"Стефан Цвейг. Принуждение" - читать интересную книгу автора

- Я могу, если ты не можешь! Если ты слаб, я не слаба, я не отступлюсь
перед этим вздором, я не отдам живого существа за бумагу! Ты не пойдешь,
пока у меня власть над тобою! Ты болен, я могу поклясться в этом. Ты соткан
из нервов. Ты содрогаешься от стука тарелок. Это увидит каждый врач. Пусть
тебя здесь освидетельствуют; я пойду с тобой, я все скажу. Тебя наверное
освободят. Нужно сопротивляться, нужно напрячь волю, стиснуть зубы. Вспомни
Жанно, твоего парижского друга: три месяца он был под наблюдением в
сумасшедшем доме; они его измучили своим испытанием, но он держался, пока
его не освободили. Нужно только показать, что не хочешь пойти. Нельзя
уступать! Не о пустяках идет речь: не забудь, тут посягают на твою жизнь,
свободу, на все. Тут нужно сопротивляться!

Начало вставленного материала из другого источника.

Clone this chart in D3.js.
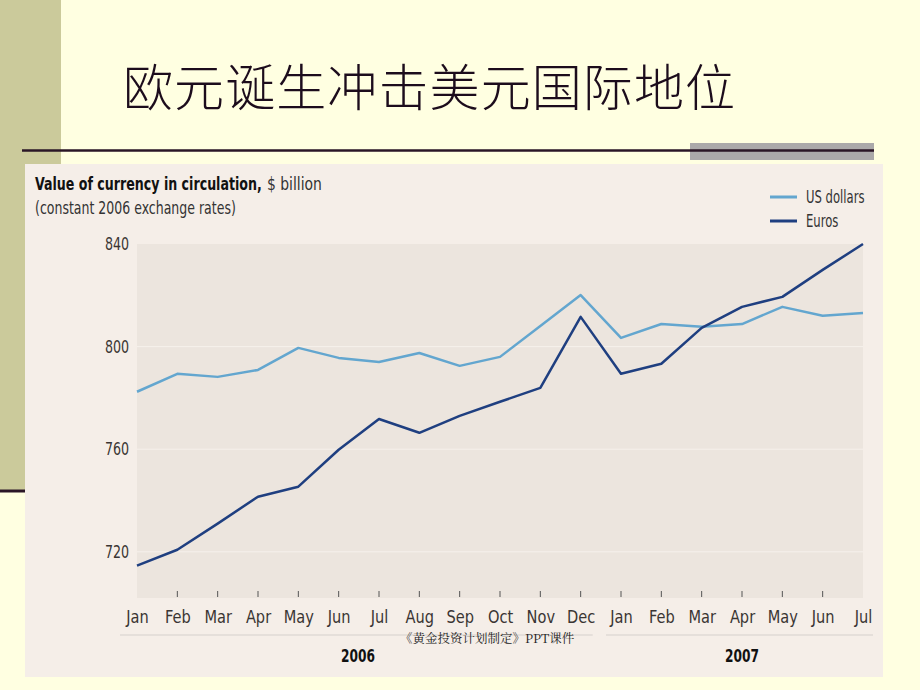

- Сопротивляться. Как можно сопротивляться? Они сильнее всех, они
сильнейшие в мире.
- Неправда! Они сильны, пока мир этого хочет. Человек сильнее
отвлеченного понятия, но он должен только оставаться верным себе, своей
собственной воле. У него должно быть сознание человеческого достоинства,
которое он хочет сохранить, и тогда слова, которыми одурманивают теперь
людей,- "отечество, долг, героизм", - только пустые фразы, от которых пахнет
кровью, теплой, живой, человеческой кровью. Будь искренен, разве отечество
тебе так же дорого, как твоя жизнь? Провинция, меняющая своего сиятельного
монарха, так же мила, как твоя правая рука, которой ты рисуешь? Веришь ты в
иную справедливость, чем та, невидимая, которую мы сами себе создаем кровью
и духом? Нет, я знаю - нет. Ты солжешь самому себе, если захочешь пойти...
- Но я ведь не хочу...
- Не в том дело. Ты вообще не умеешь хотеть. Тебя заставляют хотеть, и
в этом твоя вина. Ты приносишь себя в жертву тому, что сам презираешь. Не
лучше ли пожертвовать собой чему-нибудь более достойному? Жертвовать своею
кровью за собственную идею - это я понимаю, но за чужую... Фердинанд, не
забывай, что, если у тебя хватит воли остаться свободным, они покажутся тебе
лишь злобными дураками. Но если ты этого не захочешь, и они тебя схватят, ты
сам окажешься в дураках. Ты мне всегда говорил...
- Да, я говорил, все говорил, болтал и болтал, чтобы подбодрить себя...
Так дети в темном лесу поют от страха, желая заглушить его. Все это была
ложь. Я это вижу теперь с ужасающей ясностью. Я знал, я все время знал, что,
если они меня призовут, я пойду...
- Ты пойдешь? Фердинанд, Фердинанд!
- Нет, не я пойду! Не я! Что-то во мне заставляет, уже заставило пойти.
Что-то встает во мне; как школьник перед учителем, я трепещу и повинуюсь. И
вместе с тем я слушаю все, что ты говоришь, и знаю, что все это верно и
справедливо, гуманно и необходимо, - это единственное, что я должен сделать,
- я это знаю; знаю и то, что итти туда - низость. И все же я иду, что-то
меня толкает. Можешь презирать меня! Я сам презираю себя! Но я не могу
иначе, не могу.
Он стучал обоими кулаками по столу. В его взоре было что-то тупое,
животное. Она боялась взглянуть на него, боялась, чтобы любовь к нему не
перешла в презрение. На накрытом еще столе оставалось еще мясо, холодное,
похожее на падаль, и хлеб, черный, смятый, словно отбросы. Чадный запах еды
наполнял комнату. Ее охватило отвращение. Отвращение ко всему. Она открыла
окно. Ворвалась струя свежего воздуха. Над ее слегка дрожащими плечами
высилось голубое мартовское небо, и белые облака плыли поверх ее волос.